Calendar of Oblivion
Gates of Time
There are days when the world grows tired of its own light. When the sun is not a god, but a bug. A glitch in the system.
When night doesn’t just fall — it restores access rights to those pushed to the periphery of human attention.
That is Veles’ Night — an ancient passage between worlds. The threshold between autumn and winter, when boundaries blur, and the air smells not of leaves, but of the code of decay.
Veles, god of darkness, wisdom, and underground exchange, rises from the shadows to remind us: everything you call “reality” is just a temporary build.
Once, on this night, fires were extinguished and new ones lit — to bring warmth back from the underworld.
Today we just turn off our screens and call it rest.

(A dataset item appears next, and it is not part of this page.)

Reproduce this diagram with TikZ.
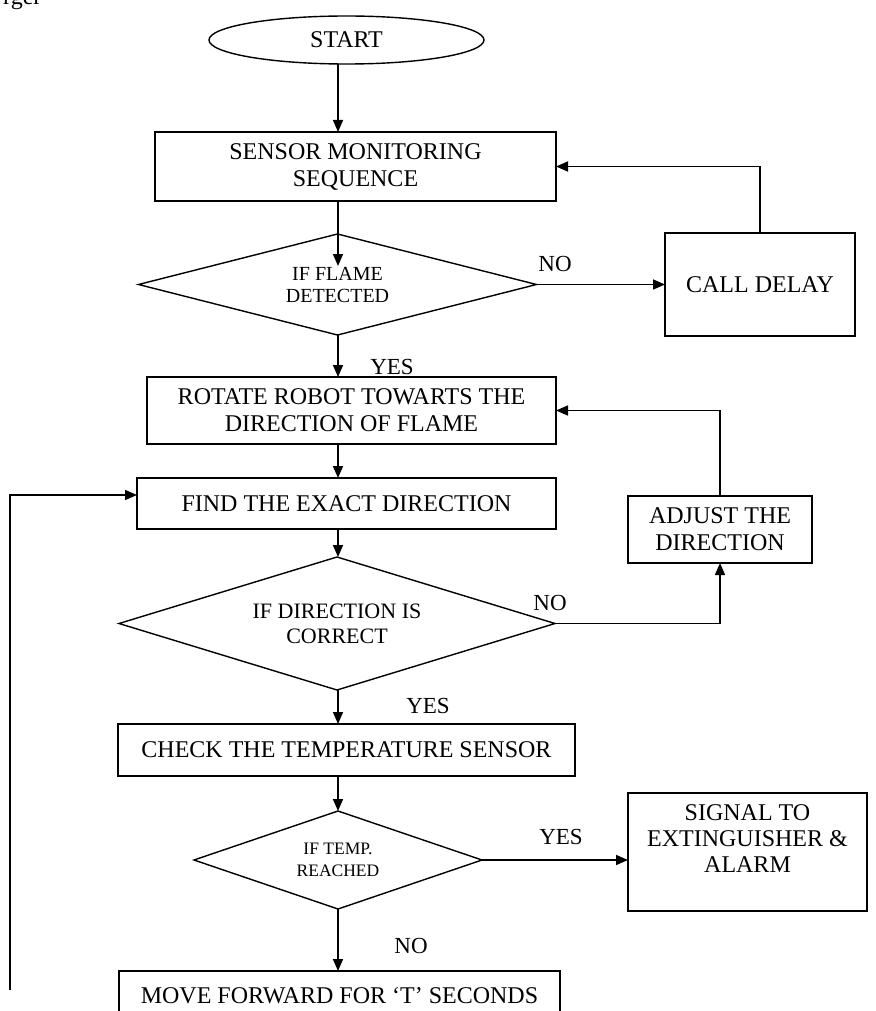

But the essence remains the same: the world switches to dark mode — so it doesn’t have to see itself.
Feast Beyond the Black Veil
They celebrated with meat and fear. The feast began at the fires: people donned animal hides so Veles wouldn’t recognize them — or so that he would.
Clay masks, soot, ale, bull’s blood, sacrificial porridge. None of it was about food — it was about connection.
They danced to keep the earth from freezing, ate to feed the gods, drank to dissolve the border between the living and the dead.
Veles’ Night isn’t a holiday. It’s a protocol update between realities. Every flame is a portal. Every song — a system error. Every mask — a temporary identity. And while you spin around the fire, something from the depths returns — to remember you.
Gods Among Us
Veles is not just the god of the underworld. He’s the administrator of the universe’s shadow sector. Patron of cattle, magic, trade, and deceit. The one who leads souls along the path between forest and sky.
If Perun is the vertical bolt of lightning, then Veles is the horizontal maze. On this night, he rises to the surface — not to punish, but to rebalance. He is the glitch without which the system would freeze.
Veles reminds us: chaos is also order — just with a different interface.
Shadows on the Edge of Mind
Festivals like this are mirrors. They don’t reflect the past — they show what we repress. We dress as beasts because we fear being them. We light fires so we don’t feel the cold within. We celebrate death to believe that we are alive.
Rituals exist where logic dies. A feast is a crutch for consciousness. Veles’ Night is that moment when the collective unconscious reboots — and for a split second, sees its own code.
How We Got Here
It was celebrated at the edge of October and November — when the fields were already dead, but winter hadn’t yet arrived.
Among the northern Slavs, it was the night before the Day of the Ancestors, when the souls of the dead came to the fire.
Today — reconstructions, festivals, masked sabbaths. Sometimes there’s electronic music, mead brewing, ritual texts read over a beat.
In Poland and the Czech lands — similar rites. In the Baltics — Velnas’ Day. In Ireland — Samhain. All about the same thing: memory that never dies, just goes dormant.
And if you stand by a 21st-century bonfire, phone in hand instead of a torch — know this: you’re continuing the same tradition. Only now, the sacrifices are your data.
Echo in the Void
I stood by the fire. People around me wore masks — yet, for the first time in ages, seemed to be themselves. The air smelled of smoke and digital sweat. Someone drank from a horn. Someone prayed. Someone simply stared into the fire — like into an ancient screen.
And I understood: Veles’ Night isn’t about gods. It’s about rebooting. About the right to be a beast, a spirit, a shadow — anything, until the light returns.
The world truly switched to dark mode. And in that darkness — for the first time — we became visible.